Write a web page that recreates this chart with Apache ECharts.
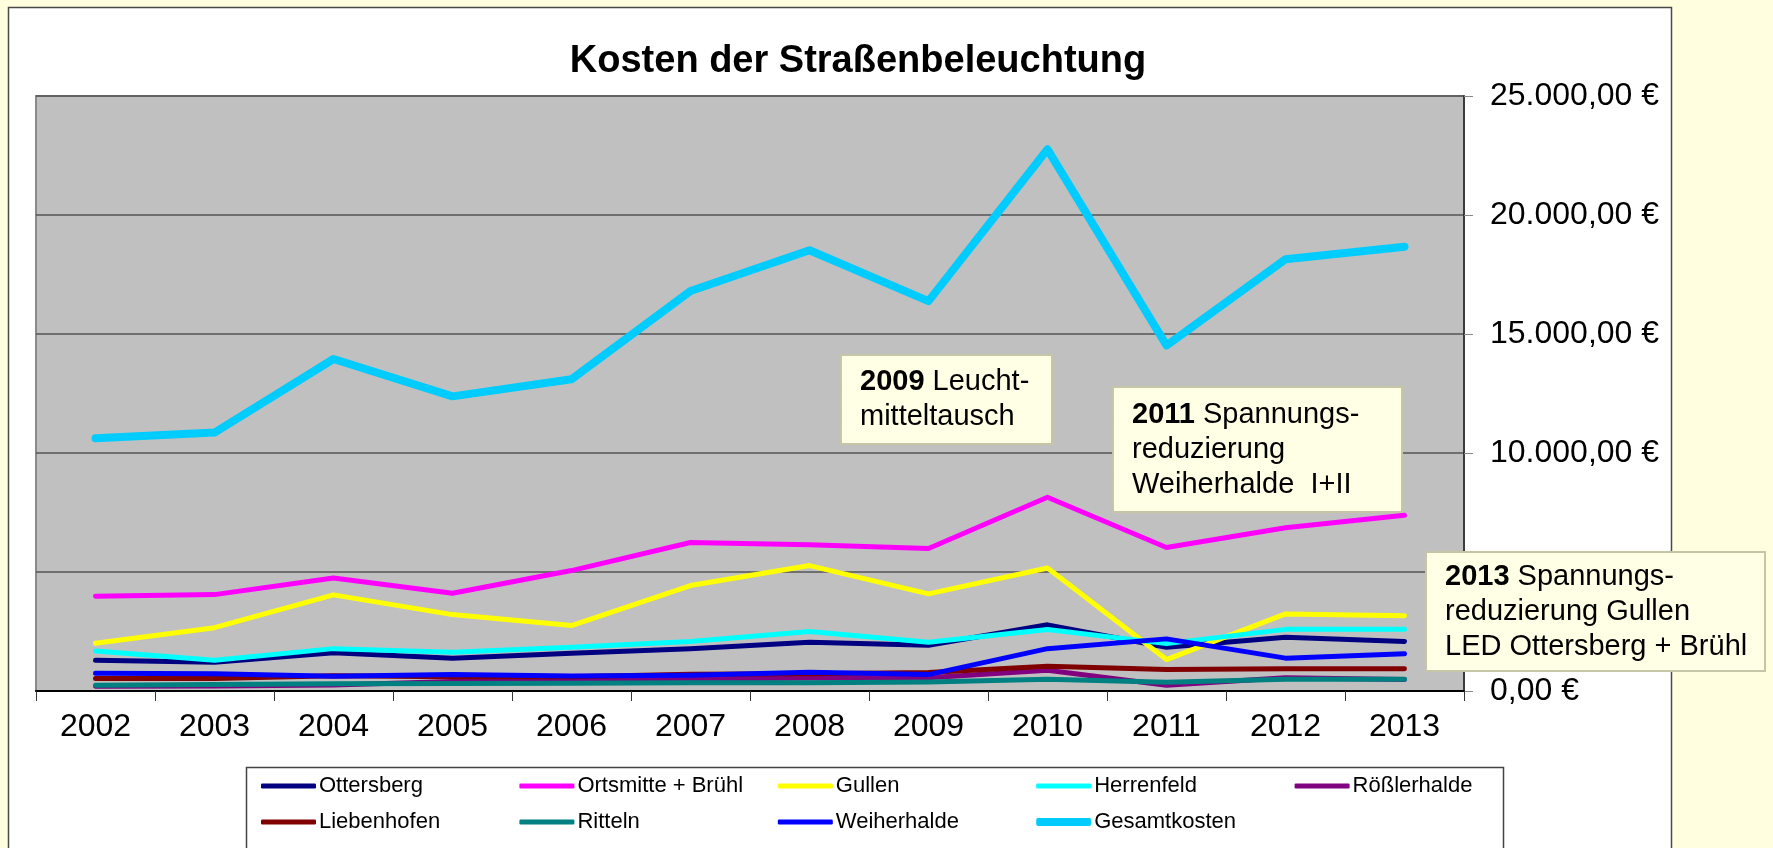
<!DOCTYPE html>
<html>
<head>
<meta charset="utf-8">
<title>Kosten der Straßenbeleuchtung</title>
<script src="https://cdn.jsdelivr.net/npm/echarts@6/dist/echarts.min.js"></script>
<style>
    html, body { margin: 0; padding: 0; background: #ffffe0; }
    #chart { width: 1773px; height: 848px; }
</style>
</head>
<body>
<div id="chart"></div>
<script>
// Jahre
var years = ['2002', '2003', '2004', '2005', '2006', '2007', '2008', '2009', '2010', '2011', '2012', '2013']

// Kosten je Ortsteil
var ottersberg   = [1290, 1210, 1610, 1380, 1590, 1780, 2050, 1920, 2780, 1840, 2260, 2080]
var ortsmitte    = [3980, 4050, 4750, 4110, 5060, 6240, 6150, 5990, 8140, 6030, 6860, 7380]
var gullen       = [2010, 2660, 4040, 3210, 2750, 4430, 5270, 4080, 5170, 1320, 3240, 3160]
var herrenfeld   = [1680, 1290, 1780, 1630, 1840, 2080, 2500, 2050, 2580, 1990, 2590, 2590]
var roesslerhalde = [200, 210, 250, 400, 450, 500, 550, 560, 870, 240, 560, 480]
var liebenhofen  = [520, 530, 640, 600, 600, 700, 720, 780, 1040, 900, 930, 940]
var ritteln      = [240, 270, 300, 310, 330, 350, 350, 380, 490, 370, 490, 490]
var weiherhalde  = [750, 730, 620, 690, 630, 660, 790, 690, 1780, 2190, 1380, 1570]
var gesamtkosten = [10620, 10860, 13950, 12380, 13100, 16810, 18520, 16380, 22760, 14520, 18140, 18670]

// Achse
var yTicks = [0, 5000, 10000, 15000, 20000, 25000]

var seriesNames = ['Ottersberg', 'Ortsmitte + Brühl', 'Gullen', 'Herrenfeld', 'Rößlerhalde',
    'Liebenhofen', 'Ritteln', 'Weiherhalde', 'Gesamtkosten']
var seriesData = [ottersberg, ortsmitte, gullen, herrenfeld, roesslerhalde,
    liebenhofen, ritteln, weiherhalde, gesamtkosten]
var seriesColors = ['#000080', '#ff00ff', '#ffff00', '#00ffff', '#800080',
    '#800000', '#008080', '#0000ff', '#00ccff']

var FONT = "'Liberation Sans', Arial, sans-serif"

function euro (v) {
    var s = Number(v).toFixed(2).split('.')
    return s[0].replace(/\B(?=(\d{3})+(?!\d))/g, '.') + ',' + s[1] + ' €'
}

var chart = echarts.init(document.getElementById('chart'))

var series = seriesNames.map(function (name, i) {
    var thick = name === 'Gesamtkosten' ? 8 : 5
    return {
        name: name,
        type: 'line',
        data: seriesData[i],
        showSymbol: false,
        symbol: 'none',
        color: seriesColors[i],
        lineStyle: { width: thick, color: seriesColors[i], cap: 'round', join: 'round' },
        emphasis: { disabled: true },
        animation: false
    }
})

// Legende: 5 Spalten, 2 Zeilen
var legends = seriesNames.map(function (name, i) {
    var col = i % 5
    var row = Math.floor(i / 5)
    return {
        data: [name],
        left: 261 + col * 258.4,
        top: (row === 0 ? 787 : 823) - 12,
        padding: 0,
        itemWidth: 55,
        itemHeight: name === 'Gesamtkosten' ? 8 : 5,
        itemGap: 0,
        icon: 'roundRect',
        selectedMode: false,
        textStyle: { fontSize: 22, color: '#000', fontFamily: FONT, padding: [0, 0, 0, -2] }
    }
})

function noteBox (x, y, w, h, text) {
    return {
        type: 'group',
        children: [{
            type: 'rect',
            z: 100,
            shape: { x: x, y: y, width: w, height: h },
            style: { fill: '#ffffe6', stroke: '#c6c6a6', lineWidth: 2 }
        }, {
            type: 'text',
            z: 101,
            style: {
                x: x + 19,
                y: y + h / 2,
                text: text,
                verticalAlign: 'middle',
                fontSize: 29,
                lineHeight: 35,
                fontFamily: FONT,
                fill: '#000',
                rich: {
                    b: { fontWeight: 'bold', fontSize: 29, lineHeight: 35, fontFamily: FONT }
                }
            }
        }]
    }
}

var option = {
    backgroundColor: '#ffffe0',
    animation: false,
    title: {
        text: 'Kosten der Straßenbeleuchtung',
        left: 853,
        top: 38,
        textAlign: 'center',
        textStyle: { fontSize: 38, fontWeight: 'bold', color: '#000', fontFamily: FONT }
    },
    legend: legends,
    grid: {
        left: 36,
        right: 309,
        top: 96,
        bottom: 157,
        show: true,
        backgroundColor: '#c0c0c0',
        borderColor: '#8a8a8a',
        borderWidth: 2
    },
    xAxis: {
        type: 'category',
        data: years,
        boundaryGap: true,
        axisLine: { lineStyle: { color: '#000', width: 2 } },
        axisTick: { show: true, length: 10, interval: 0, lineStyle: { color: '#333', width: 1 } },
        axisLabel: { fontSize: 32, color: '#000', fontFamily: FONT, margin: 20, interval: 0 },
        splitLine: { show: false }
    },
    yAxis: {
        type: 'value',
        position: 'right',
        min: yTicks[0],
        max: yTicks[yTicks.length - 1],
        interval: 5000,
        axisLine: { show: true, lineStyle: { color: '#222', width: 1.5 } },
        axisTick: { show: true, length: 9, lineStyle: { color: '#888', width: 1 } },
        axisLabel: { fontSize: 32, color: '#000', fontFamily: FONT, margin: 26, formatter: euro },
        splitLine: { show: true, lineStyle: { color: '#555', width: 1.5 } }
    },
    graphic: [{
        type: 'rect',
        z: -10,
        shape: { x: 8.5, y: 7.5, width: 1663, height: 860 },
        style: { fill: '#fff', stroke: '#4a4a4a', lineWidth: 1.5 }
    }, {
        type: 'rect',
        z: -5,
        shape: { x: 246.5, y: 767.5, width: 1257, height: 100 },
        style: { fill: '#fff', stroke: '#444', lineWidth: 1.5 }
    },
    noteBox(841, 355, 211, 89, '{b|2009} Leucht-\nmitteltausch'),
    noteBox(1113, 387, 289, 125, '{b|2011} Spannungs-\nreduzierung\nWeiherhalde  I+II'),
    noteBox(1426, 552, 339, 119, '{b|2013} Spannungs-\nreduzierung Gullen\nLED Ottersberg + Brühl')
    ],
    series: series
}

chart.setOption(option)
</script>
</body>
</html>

◆ SET EXERCISE ◆
Repeat the data exactly, without the pictures.

◆ TASK OUTPUT ◆
Write a web page that recreates this chart with Apache ECharts.
<!DOCTYPE html>
<html>
<head>
<meta charset="utf-8">
<title>Kosten der Straßenbeleuchtung</title>
<script src="https://cdn.jsdelivr.net/npm/echarts@6/dist/echarts.min.js"></script>
<style>
    html, body { margin: 0; padding: 0; background: #ffffe0; }
    #chart { width: 1773px; height: 848px; }
</style>
</head>
<body>
<div id="chart"></div>
<script>
// Jahre
var years = ['2002', '2003', '2004', '2005', '2006', '2007', '2008', '2009', '2010', '2011', '2012', '2013']

// Kosten je Ortsteil
var ottersberg   = [1290, 1210, 1610, 1380, 1590, 1780, 2050, 1920, 2780, 1840, 2260, 2080]
var ortsmitte    = [3980, 4050, 4750, 4110, 5060, 6240, 6150, 5990, 8140, 6030, 6860, 7380]
var gullen       = [2010, 2660, 4040, 3210, 2750, 4430, 5270, 4080, 5170, 1320, 3240, 3160]
var herrenfeld   = [1680, 1290, 1780, 1630, 1840, 2080, 2500, 2050, 2580, 1990, 2590, 2590]
var roesslerhalde = [200, 210, 250, 400, 450, 500, 550, 560, 870, 240, 560, 480]
var liebenhofen  = [520, 530, 640, 600, 600, 700, 720, 780, 1040, 900, 930, 940]
var ritteln      = [240, 270, 300, 310, 330, 350, 350, 380, 490, 370, 490, 490]
var weiherhalde  = [750, 730, 620, 690, 630, 660, 790, 690, 1780, 2190, 1380, 1570]
var gesamtkosten = [10620, 10860, 13950, 12380, 13100, 16810, 18520, 16380, 22760, 14520, 18140, 18670]

// Achse
var yTicks = [0, 5000, 10000, 15000, 20000, 25000]

var seriesNames = ['Ottersberg', 'Ortsmitte + Brühl', 'Gullen', 'Herrenfeld', 'Rößlerhalde',
    'Liebenhofen', 'Ritteln', 'Weiherhalde', 'Gesamtkosten']
var seriesData = [ottersberg, ortsmitte, gullen, herrenfeld, roesslerhalde,
    liebenhofen, ritteln, weiherhalde, gesamtkosten]
var seriesColors = ['#000080', '#ff00ff', '#ffff00', '#00ffff', '#800080',
    '#800000', '#008080', '#0000ff', '#00ccff']

var FONT = "'Liberation Sans', Arial, sans-serif"

function euro (v) {
    var s = Number(v).toFixed(2).split('.')
    return s[0].replace(/\B(?=(\d{3})+(?!\d))/g, '.') + ',' + s[1] + ' €'
}

var chart = echarts.init(document.getElementById('chart'))

var series = seriesNames.map(function (name, i) {
    var thick = name === 'Gesamtkosten' ? 8 : 5
    return {
        name: name,
        type: 'line',
        data: seriesData[i],
        showSymbol: false,
        symbol: 'none',
        color: seriesColors[i],
        lineStyle: { width: thick, color: seriesColors[i], cap: 'round', join: 'round' },
        emphasis: { disabled: true },
        animation: false
    }
})

// Legende: 5 Spalten, 2 Zeilen
var legends = seriesNames.map(function (name, i) {
    var col = i % 5
    var row = Math.floor(i / 5)
    return {
        data: [name],
        left: 261 + col * 258.4,
        top: (row === 0 ? 787 : 823) - 12,
        padding: 0,
        itemWidth: 55,
        itemHeight: name === 'Gesamtkosten' ? 8 : 5,
        itemGap: 0,
        icon: 'roundRect',
        selectedMode: false,
        textStyle: { fontSize: 22, color: '#000', fontFamily: FONT, padding: [0, 0, 0, -2] }
    }
})

function noteBox (x, y, w, h, text) {
    return {
        type: 'group',
        children: [{
            type: 'rect',
            z: 100,
            shape: { x: x, y: y, width: w, height: h },
            style: { fill: '#ffffe6', stroke: '#c6c6a6', lineWidth: 2 }
        }, {
            type: 'text',
            z: 101,
            style: {
                x: x + 19,
                y: y + h / 2,
                text: text,
                verticalAlign: 'middle',
                fontSize: 29,
                lineHeight: 35,
                fontFamily: FONT,
                fill: '#000',
                rich: {
                    b: { fontWeight: 'bold', fontSize: 29, lineHeight: 35, fontFamily: FONT }
                }
            }
        }]
    }
}

var option = {
    backgroundColor: '#ffffe0',
    animation: false,
    title: {
        text: 'Kosten der Straßenbeleuchtung',
        left: 853,
        top: 38,
        textAlign: 'center',
        textStyle: { fontSize: 38, fontWeight: 'bold', color: '#000', fontFamily: FONT }
    },
    legend: legends,
    grid: {
        left: 36,
        right: 309,
        top: 96,
        bottom: 157,
        show: true,
        backgroundColor: '#c0c0c0',
        borderColor: '#8a8a8a',
        borderWidth: 2
    },
    xAxis: {
        type: 'category',
        data: years,
        boundaryGap: true,
        axisLine: { lineStyle: { color: '#000', width: 2 } },
        axisTick: { show: true, length: 10, interval: 0, lineStyle: { color: '#333', width: 1 } },
        axisLabel: { fontSize: 32, color: '#000', fontFamily: FONT, margin: 20, interval: 0 },
        splitLine: { show: false }
    },
    yAxis: {
        type: 'value',
        position: 'right',
        min: yTicks[0],
        max: yTicks[yTicks.length - 1],
        interval: 5000,
        axisLine: { show: true, lineStyle: { color: '#222', width: 1.5 } },
        axisTick: { show: true, length: 9, lineStyle: { color: '#888', width: 1 } },
        axisLabel: { fontSize: 32, color: '#000', fontFamily: FONT, margin: 26, formatter: euro },
        splitLine: { show: true, lineStyle: { color: '#555', width: 1.5 } }
    },
    graphic: [{
        type: 'rect',
        z: -10,
        shape: { x: 8.5, y: 7.5, width: 1663, height: 860 },
        style: { fill: '#fff', stroke: '#4a4a4a', lineWidth: 1.5 }
    }, {
        type: 'rect',
        z: -5,
        shape: { x: 246.5, y: 767.5, width: 1257, height: 100 },
        style: { fill: '#fff', stroke: '#444', lineWidth: 1.5 }
    },
    noteBox(841, 355, 211, 89, '{b|2009} Leucht-\nmitteltausch'),
    noteBox(1113, 387, 289, 125, '{b|2011} Spannungs-\nreduzierung\nWeiherhalde  I+II'),
    noteBox(1426, 552, 339, 119, '{b|2013} Spannungs-\nreduzierung Gullen\nLED Ottersberg + Brühl')
    ],
    series: series
}

chart.setOption(option)
</script>
</body>
</html>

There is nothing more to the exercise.